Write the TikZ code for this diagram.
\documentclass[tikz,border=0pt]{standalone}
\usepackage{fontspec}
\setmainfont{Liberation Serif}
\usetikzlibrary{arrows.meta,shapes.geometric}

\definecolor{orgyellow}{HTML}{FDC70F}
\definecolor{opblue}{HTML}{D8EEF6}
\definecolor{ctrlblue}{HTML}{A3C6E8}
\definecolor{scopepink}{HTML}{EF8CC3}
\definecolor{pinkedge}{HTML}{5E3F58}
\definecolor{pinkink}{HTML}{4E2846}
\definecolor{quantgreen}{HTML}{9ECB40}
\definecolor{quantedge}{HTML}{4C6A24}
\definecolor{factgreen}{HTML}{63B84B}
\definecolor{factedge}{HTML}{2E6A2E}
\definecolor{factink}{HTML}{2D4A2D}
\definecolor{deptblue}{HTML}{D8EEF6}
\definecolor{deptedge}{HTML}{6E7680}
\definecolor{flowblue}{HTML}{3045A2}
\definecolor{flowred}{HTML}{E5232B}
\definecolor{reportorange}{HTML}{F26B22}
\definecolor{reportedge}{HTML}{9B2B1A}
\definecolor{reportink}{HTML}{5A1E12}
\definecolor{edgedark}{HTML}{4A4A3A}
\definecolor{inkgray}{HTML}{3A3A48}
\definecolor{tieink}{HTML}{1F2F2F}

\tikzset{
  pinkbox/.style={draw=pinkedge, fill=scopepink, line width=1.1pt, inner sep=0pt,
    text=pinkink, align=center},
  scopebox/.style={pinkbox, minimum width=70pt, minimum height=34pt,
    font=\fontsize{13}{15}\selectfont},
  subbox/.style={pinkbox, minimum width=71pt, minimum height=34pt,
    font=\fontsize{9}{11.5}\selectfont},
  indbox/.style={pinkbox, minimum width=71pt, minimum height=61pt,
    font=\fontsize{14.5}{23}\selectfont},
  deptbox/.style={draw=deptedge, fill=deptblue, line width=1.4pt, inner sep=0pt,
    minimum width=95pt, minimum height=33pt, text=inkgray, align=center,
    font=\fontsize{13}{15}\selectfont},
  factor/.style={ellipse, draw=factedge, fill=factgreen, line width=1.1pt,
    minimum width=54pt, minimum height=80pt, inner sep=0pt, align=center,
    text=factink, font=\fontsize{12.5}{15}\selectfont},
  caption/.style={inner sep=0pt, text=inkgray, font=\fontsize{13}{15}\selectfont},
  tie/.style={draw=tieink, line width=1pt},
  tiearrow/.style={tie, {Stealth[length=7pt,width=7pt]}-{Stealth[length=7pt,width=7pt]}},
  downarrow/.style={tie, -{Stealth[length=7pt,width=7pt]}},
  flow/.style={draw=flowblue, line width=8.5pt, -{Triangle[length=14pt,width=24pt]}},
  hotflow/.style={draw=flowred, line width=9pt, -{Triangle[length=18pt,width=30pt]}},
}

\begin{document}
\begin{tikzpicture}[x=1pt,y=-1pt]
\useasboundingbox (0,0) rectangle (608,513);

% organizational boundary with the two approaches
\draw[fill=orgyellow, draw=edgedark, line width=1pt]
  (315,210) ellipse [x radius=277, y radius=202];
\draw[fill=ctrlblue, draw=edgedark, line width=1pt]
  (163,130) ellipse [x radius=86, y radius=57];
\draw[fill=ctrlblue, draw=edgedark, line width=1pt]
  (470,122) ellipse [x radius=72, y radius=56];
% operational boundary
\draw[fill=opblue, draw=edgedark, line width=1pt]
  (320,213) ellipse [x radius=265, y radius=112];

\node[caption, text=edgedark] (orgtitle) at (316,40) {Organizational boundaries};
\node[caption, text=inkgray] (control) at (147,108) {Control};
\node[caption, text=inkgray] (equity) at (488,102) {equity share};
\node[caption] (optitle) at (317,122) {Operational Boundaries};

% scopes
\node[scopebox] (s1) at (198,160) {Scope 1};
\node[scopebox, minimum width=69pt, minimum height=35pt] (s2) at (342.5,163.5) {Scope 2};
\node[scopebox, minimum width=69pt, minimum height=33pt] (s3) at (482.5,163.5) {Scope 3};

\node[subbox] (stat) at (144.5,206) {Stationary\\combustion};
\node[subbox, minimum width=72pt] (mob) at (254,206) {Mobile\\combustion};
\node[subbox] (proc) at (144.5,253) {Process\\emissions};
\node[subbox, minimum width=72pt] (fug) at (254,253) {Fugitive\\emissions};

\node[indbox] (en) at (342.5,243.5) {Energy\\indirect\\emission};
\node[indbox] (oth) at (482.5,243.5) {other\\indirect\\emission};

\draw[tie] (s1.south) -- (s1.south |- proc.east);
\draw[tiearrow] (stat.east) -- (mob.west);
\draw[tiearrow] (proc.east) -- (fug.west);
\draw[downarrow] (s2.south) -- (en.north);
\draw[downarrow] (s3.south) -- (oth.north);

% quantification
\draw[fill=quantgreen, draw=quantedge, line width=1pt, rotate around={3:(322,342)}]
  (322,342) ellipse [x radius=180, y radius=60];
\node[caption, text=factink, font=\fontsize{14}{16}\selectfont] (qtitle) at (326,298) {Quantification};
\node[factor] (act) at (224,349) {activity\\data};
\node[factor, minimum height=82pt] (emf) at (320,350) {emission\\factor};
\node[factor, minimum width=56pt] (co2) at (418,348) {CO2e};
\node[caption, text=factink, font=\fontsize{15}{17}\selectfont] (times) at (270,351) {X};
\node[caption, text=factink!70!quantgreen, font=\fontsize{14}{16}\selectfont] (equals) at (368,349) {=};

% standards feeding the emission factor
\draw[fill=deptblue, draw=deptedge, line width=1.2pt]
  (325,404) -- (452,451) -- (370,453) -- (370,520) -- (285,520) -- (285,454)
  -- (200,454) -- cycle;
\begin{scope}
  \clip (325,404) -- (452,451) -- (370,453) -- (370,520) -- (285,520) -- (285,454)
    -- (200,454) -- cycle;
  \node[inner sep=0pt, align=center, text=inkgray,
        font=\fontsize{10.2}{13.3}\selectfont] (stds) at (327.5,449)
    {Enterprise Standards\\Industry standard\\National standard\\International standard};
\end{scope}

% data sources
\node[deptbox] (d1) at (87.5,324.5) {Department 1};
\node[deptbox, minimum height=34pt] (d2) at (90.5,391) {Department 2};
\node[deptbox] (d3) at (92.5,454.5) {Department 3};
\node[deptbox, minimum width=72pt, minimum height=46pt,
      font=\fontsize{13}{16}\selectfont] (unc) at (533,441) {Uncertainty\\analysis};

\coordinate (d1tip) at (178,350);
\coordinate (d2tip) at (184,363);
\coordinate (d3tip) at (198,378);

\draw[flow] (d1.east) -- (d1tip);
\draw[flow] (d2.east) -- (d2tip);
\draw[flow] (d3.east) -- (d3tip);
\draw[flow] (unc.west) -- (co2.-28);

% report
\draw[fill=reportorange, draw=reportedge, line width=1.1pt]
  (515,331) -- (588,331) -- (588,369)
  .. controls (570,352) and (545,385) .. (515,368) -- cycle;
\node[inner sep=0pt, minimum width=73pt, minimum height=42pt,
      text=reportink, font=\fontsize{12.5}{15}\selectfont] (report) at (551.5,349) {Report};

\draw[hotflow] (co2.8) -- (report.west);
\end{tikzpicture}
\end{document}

● REQUEST
Every line of the data above should be copied exactly.

● OUTPUT BELOW
Write the TikZ code for this diagram.
\documentclass[tikz,border=0pt]{standalone}
\usepackage{fontspec}
\setmainfont{Liberation Serif}
\usetikzlibrary{arrows.meta,shapes.geometric}

\definecolor{orgyellow}{HTML}{FDC70F}
\definecolor{opblue}{HTML}{D8EEF6}
\definecolor{ctrlblue}{HTML}{A3C6E8}
\definecolor{scopepink}{HTML}{EF8CC3}
\definecolor{pinkedge}{HTML}{5E3F58}
\definecolor{pinkink}{HTML}{4E2846}
\definecolor{quantgreen}{HTML}{9ECB40}
\definecolor{quantedge}{HTML}{4C6A24}
\definecolor{factgreen}{HTML}{63B84B}
\definecolor{factedge}{HTML}{2E6A2E}
\definecolor{factink}{HTML}{2D4A2D}
\definecolor{deptblue}{HTML}{D8EEF6}
\definecolor{deptedge}{HTML}{6E7680}
\definecolor{flowblue}{HTML}{3045A2}
\definecolor{flowred}{HTML}{E5232B}
\definecolor{reportorange}{HTML}{F26B22}
\definecolor{reportedge}{HTML}{9B2B1A}
\definecolor{reportink}{HTML}{5A1E12}
\definecolor{edgedark}{HTML}{4A4A3A}
\definecolor{inkgray}{HTML}{3A3A48}
\definecolor{tieink}{HTML}{1F2F2F}

\tikzset{
  pinkbox/.style={draw=pinkedge, fill=scopepink, line width=1.1pt, inner sep=0pt,
    text=pinkink, align=center},
  scopebox/.style={pinkbox, minimum width=70pt, minimum height=34pt,
    font=\fontsize{13}{15}\selectfont},
  subbox/.style={pinkbox, minimum width=71pt, minimum height=34pt,
    font=\fontsize{9}{11.5}\selectfont},
  indbox/.style={pinkbox, minimum width=71pt, minimum height=61pt,
    font=\fontsize{14.5}{23}\selectfont},
  deptbox/.style={draw=deptedge, fill=deptblue, line width=1.4pt, inner sep=0pt,
    minimum width=95pt, minimum height=33pt, text=inkgray, align=center,
    font=\fontsize{13}{15}\selectfont},
  factor/.style={ellipse, draw=factedge, fill=factgreen, line width=1.1pt,
    minimum width=54pt, minimum height=80pt, inner sep=0pt, align=center,
    text=factink, font=\fontsize{12.5}{15}\selectfont},
  caption/.style={inner sep=0pt, text=inkgray, font=\fontsize{13}{15}\selectfont},
  tie/.style={draw=tieink, line width=1pt},
  tiearrow/.style={tie, {Stealth[length=7pt,width=7pt]}-{Stealth[length=7pt,width=7pt]}},
  downarrow/.style={tie, -{Stealth[length=7pt,width=7pt]}},
  flow/.style={draw=flowblue, line width=8.5pt, -{Triangle[length=14pt,width=24pt]}},
  hotflow/.style={draw=flowred, line width=9pt, -{Triangle[length=18pt,width=30pt]}},
}

\begin{document}
\begin{tikzpicture}[x=1pt,y=-1pt]
\useasboundingbox (0,0) rectangle (608,513);

% organizational boundary with the two approaches
\draw[fill=orgyellow, draw=edgedark, line width=1pt]
  (315,210) ellipse [x radius=277, y radius=202];
\draw[fill=ctrlblue, draw=edgedark, line width=1pt]
  (163,130) ellipse [x radius=86, y radius=57];
\draw[fill=ctrlblue, draw=edgedark, line width=1pt]
  (470,122) ellipse [x radius=72, y radius=56];
% operational boundary
\draw[fill=opblue, draw=edgedark, line width=1pt]
  (320,213) ellipse [x radius=265, y radius=112];

\node[caption, text=edgedark] (orgtitle) at (316,40) {Organizational boundaries};
\node[caption, text=inkgray] (control) at (147,108) {Control};
\node[caption, text=inkgray] (equity) at (488,102) {equity share};
\node[caption] (optitle) at (317,122) {Operational Boundaries};

% scopes
\node[scopebox] (s1) at (198,160) {Scope 1};
\node[scopebox, minimum width=69pt, minimum height=35pt] (s2) at (342.5,163.5) {Scope 2};
\node[scopebox, minimum width=69pt, minimum height=33pt] (s3) at (482.5,163.5) {Scope 3};

\node[subbox] (stat) at (144.5,206) {Stationary\\combustion};
\node[subbox, minimum width=72pt] (mob) at (254,206) {Mobile\\combustion};
\node[subbox] (proc) at (144.5,253) {Process\\emissions};
\node[subbox, minimum width=72pt] (fug) at (254,253) {Fugitive\\emissions};

\node[indbox] (en) at (342.5,243.5) {Energy\\indirect\\emission};
\node[indbox] (oth) at (482.5,243.5) {other\\indirect\\emission};

\draw[tie] (s1.south) -- (s1.south |- proc.east);
\draw[tiearrow] (stat.east) -- (mob.west);
\draw[tiearrow] (proc.east) -- (fug.west);
\draw[downarrow] (s2.south) -- (en.north);
\draw[downarrow] (s3.south) -- (oth.north);

% quantification
\draw[fill=quantgreen, draw=quantedge, line width=1pt, rotate around={3:(322,342)}]
  (322,342) ellipse [x radius=180, y radius=60];
\node[caption, text=factink, font=\fontsize{14}{16}\selectfont] (qtitle) at (326,298) {Quantification};
\node[factor] (act) at (224,349) {activity\\data};
\node[factor, minimum height=82pt] (emf) at (320,350) {emission\\factor};
\node[factor, minimum width=56pt] (co2) at (418,348) {CO2e};
\node[caption, text=factink, font=\fontsize{15}{17}\selectfont] (times) at (270,351) {X};
\node[caption, text=factink!70!quantgreen, font=\fontsize{14}{16}\selectfont] (equals) at (368,349) {=};

% standards feeding the emission factor
\draw[fill=deptblue, draw=deptedge, line width=1.2pt]
  (325,404) -- (452,451) -- (370,453) -- (370,520) -- (285,520) -- (285,454)
  -- (200,454) -- cycle;
\begin{scope}
  \clip (325,404) -- (452,451) -- (370,453) -- (370,520) -- (285,520) -- (285,454)
    -- (200,454) -- cycle;
  \node[inner sep=0pt, align=center, text=inkgray,
        font=\fontsize{10.2}{13.3}\selectfont] (stds) at (327.5,449)
    {Enterprise Standards\\Industry standard\\National standard\\International standard};
\end{scope}

% data sources
\node[deptbox] (d1) at (87.5,324.5) {Department 1};
\node[deptbox, minimum height=34pt] (d2) at (90.5,391) {Department 2};
\node[deptbox] (d3) at (92.5,454.5) {Department 3};
\node[deptbox, minimum width=72pt, minimum height=46pt,
      font=\fontsize{13}{16}\selectfont] (unc) at (533,441) {Uncertainty\\analysis};

\coordinate (d1tip) at (178,350);
\coordinate (d2tip) at (184,363);
\coordinate (d3tip) at (198,378);

\draw[flow] (d1.east) -- (d1tip);
\draw[flow] (d2.east) -- (d2tip);
\draw[flow] (d3.east) -- (d3tip);
\draw[flow] (unc.west) -- (co2.-28);

% report
\draw[fill=reportorange, draw=reportedge, line width=1.1pt]
  (515,331) -- (588,331) -- (588,369)
  .. controls (570,352) and (545,385) .. (515,368) -- cycle;
\node[inner sep=0pt, minimum width=73pt, minimum height=42pt,
      text=reportink, font=\fontsize{12.5}{15}\selectfont] (report) at (551.5,349) {Report};

\draw[hotflow] (co2.8) -- (report.west);
\end{tikzpicture}
\end{document}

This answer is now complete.